I am hugely guilty of falling into that trap. It's exciting. It's fun. But once it starts then all learning and discovery go out the door. I need to remind myself why I am here. I'm trying to get a handle on faith. I'm looking for that point of entry into the mystery that is religion. I won't accomplish either if I'm sitting here stoking my own ego with the latest witty barb that I slung at someone.
And lest I be misunderstood on the 'ego stoking' point, I do not mean to imply that you, or Hoarhey, or anyone else is doing it. I am talking only about myself.

By the way- Who is Timothy Treadwell?

JWM

Anonymous said...

Intolerant compassion is perfectly understandable. One may love humanity so much that one hates to see them acting so ri-goddamn-diculous every day of the year. One may love humanity, but hate watching it self-destruct.

Bob's work is sort of the spiritual version of an Intervention: "I love you, but I hate what I see you doing to yourself."

Anonymous said...

digdug said:
"I feel like Timothy Treadwell.
And I can feel my own park rangers laughing at me. All I can say is, "Hey. You don't have to watch..."

They may not have had to watch but the Rangers did have to come back risking their own lives and kill two bears and clean up his mess.
And actually this is a perfect illustration to show why:

"I'm still struggling with the idea that such a deep chasm has developed right here in my own country."

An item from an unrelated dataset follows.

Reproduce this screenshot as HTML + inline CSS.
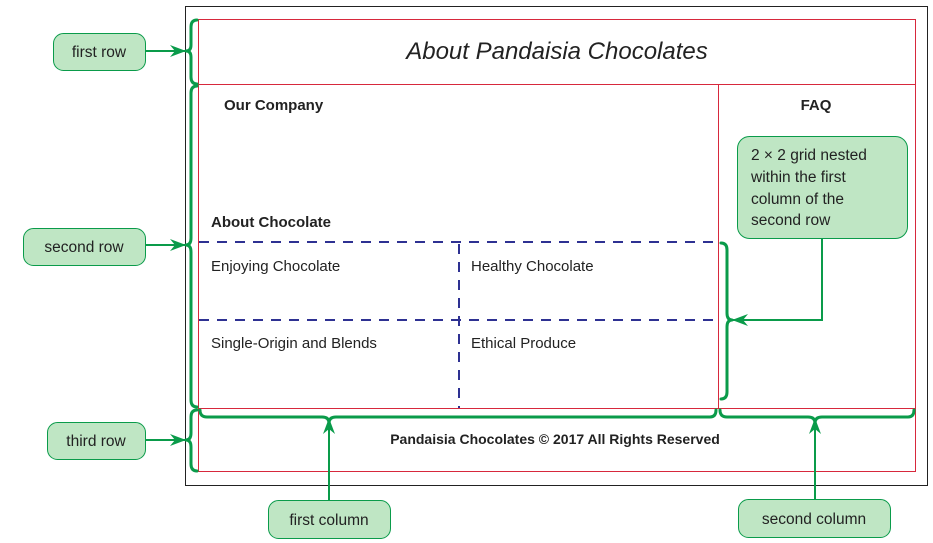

Because on the one hand we have the Park Rangers who can see reality and the train wreck that will eventually happen if we follow Leftist policies and on the other end of the spectrum is Treadwell stuck in the fantasy world of his own making, unable to or refusing to see things as they Truly are.
The Rangers are trying to stop the advances of the Treadwells because they can "see" dangerous, history repeating itself, consequences that will happen down the road if they follow Treadwells policies.
It's interesting that you would see things from Treadwells perspective.
I can assure you one thing, no one here has been laughing at you. We've actually been trying to help. At least I have.

And I really am done with this.




JWM, pick up a copy of 'Grizzly Man' from the local video store. Treadwell is the guy who was warned for years what would happen to him if he kept up with his fantasies concerning grizzly bears and he ended up getting himself, his girlfriend and two bears killed because of his poor judgement. One warning though, it contains explicit footage of a highly paranoid extreme moonbat leftist.


Rorschach, I understand your definition of intolerant compassion but believe digdugs definition is something else entirely.

Anonymous said...

(Don't know if I'm screaming in an 2 day old post comment ghost town, so I'll be brief)

digdug, I agree with you wholeheartedly here:

"if your intent is simply to form your own close knit, private model airplane club, then shame on you. For hiding the light you profess to hold in such high regard.

If ideas are durable, they will stand up anywhere, without any attending high school mockery toward opposing thought. If not, let them fall and be replaced by something stronger. If you are only seeking that which you've already found, then you probably don't belong here. Or maybe you do. I'm still trying to decide."


For me, Bob's perspective was like a revelation - I mean I shocking - UFOs landing in the middle of the road to Damascus - confirming moment. My response to this is an increased effort to find something to disagree with him on. It's been about 4 months and his batting average gets more frightening by the post (Heck, even dressing the baby in bright orange every day is starting to make way too much sense...).

Anyway, digdug (and anyone else), I would love to continue this discussion over at Cosmic Launch (I'll see if we can sqeeze it in the schedule...). Pop over if you're interested.

Anonymous said...

The bible is bullshit.
There is not one ounce of proof that this stupid book is the word of God.
In addition it explains nothing.

When people say they believe in the bible what they are saying is they like to pick and choose what to believe because the book is totaly illogical and bogus.

Anonymous said...

Thank you for that glistening insight, but you are an animal, so you are speaking of matters that a priori exclude your rudimentray level of consciousness. However, know that we hear your anger and empathize with your inarticulate frustration.